Copy out all lines that hold "chart".

[Begin Data]

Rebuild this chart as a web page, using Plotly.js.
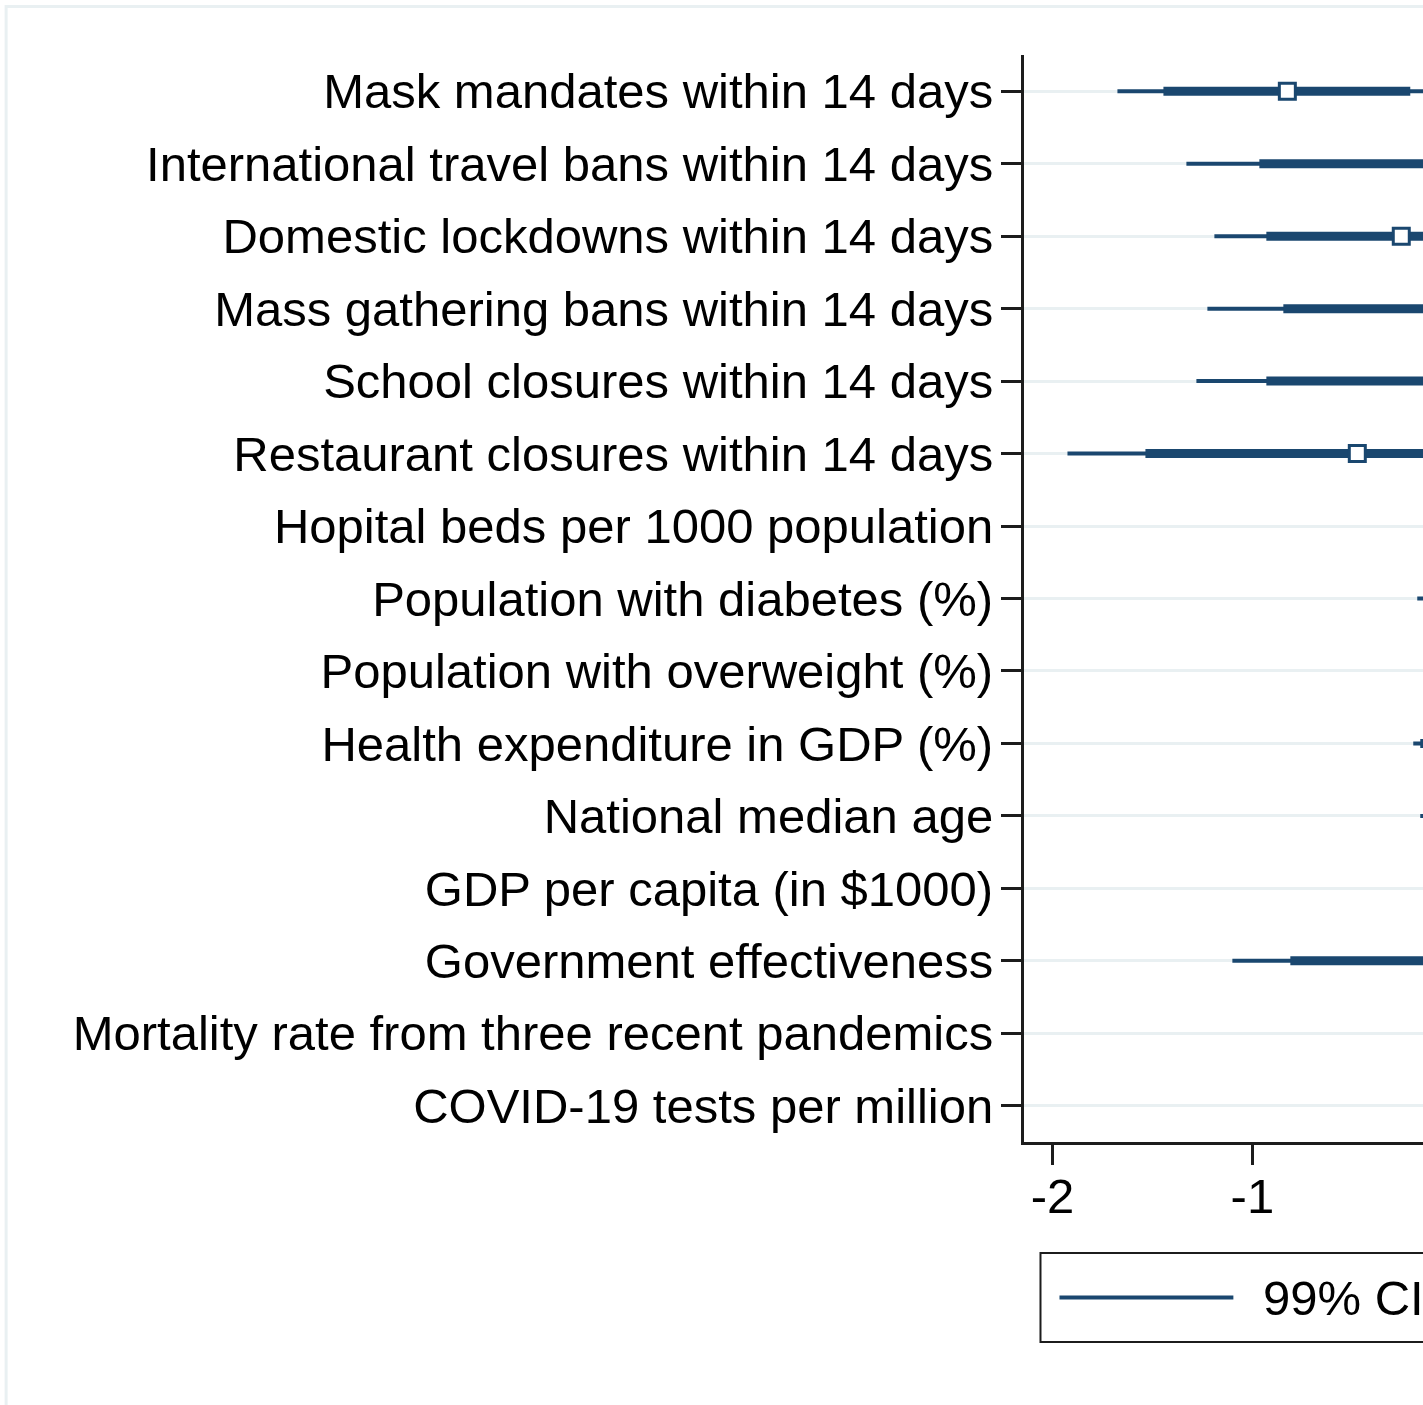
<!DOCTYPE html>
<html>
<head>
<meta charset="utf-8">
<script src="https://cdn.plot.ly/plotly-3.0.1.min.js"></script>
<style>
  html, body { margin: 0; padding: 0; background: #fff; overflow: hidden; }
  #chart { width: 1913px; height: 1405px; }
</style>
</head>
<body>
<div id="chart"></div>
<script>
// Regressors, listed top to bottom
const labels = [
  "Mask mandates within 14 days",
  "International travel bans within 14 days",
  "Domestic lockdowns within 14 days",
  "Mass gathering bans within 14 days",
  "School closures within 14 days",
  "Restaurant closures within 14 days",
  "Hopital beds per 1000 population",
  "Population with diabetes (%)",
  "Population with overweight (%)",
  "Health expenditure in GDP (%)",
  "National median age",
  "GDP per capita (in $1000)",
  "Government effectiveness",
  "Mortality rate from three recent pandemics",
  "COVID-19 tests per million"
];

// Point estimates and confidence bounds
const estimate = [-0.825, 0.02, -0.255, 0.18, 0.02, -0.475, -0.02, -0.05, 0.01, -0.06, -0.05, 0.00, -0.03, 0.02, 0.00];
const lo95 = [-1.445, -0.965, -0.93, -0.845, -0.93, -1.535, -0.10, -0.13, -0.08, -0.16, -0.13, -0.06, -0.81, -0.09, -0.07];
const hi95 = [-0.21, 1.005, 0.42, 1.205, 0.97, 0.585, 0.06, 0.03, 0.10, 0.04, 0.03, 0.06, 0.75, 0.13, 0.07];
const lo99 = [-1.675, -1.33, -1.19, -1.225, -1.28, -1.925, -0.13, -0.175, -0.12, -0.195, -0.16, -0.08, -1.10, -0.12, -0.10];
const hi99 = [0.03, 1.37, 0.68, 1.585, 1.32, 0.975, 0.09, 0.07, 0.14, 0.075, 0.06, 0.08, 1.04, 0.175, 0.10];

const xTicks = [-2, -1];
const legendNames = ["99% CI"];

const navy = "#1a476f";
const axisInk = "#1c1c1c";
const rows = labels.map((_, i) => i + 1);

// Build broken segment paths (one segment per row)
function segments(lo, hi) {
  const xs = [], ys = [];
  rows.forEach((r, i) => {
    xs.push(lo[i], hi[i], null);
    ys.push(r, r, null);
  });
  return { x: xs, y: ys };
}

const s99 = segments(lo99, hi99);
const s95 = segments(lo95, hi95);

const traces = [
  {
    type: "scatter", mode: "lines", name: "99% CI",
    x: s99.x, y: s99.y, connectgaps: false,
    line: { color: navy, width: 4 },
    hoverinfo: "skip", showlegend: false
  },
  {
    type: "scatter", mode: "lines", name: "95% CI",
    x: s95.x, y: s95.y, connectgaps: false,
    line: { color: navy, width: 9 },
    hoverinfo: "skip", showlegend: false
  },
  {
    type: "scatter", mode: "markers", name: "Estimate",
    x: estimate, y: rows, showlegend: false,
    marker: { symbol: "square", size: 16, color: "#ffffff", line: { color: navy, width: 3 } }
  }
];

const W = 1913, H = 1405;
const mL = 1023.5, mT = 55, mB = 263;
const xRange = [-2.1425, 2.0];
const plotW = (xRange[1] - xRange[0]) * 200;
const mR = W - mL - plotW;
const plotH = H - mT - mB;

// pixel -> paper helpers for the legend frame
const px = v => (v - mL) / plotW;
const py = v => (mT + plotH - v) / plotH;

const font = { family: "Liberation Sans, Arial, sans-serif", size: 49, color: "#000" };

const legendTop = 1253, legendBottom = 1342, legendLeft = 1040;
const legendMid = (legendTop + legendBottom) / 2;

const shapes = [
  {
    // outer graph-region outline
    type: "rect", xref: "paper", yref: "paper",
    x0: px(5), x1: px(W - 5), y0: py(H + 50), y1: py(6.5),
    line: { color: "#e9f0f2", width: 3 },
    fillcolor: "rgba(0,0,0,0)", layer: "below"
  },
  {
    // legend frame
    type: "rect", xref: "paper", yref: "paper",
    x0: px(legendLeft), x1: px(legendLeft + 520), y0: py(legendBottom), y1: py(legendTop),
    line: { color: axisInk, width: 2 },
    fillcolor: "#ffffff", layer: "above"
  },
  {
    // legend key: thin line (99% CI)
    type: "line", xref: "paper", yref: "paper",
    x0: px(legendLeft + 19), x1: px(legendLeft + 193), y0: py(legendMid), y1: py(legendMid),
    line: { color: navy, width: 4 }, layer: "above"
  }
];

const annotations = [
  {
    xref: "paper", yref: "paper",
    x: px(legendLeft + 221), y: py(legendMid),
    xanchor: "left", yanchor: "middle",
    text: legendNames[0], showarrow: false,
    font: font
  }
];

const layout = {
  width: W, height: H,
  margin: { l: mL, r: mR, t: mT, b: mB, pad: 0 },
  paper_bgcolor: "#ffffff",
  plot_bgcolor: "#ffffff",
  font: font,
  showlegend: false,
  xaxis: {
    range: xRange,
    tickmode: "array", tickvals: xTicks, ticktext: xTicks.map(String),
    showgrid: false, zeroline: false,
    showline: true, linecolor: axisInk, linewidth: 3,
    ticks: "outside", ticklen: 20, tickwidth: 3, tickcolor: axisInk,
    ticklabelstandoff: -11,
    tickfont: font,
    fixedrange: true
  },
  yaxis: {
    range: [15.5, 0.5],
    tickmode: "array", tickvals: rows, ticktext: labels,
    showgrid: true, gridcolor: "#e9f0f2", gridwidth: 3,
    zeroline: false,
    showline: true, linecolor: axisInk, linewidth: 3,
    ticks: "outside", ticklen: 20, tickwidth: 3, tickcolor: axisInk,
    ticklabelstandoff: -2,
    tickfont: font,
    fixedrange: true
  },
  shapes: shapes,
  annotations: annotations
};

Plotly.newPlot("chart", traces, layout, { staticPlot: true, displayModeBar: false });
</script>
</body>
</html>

[End Data]

Output of the task:
Rebuild this chart as a web page, using Plotly.js.
  #chart { width: 1913px; height: 1405px; }
<div id="chart"></div>
Plotly.newPlot("chart", traces, layout, { staticPlot: true, displayModeBar: false });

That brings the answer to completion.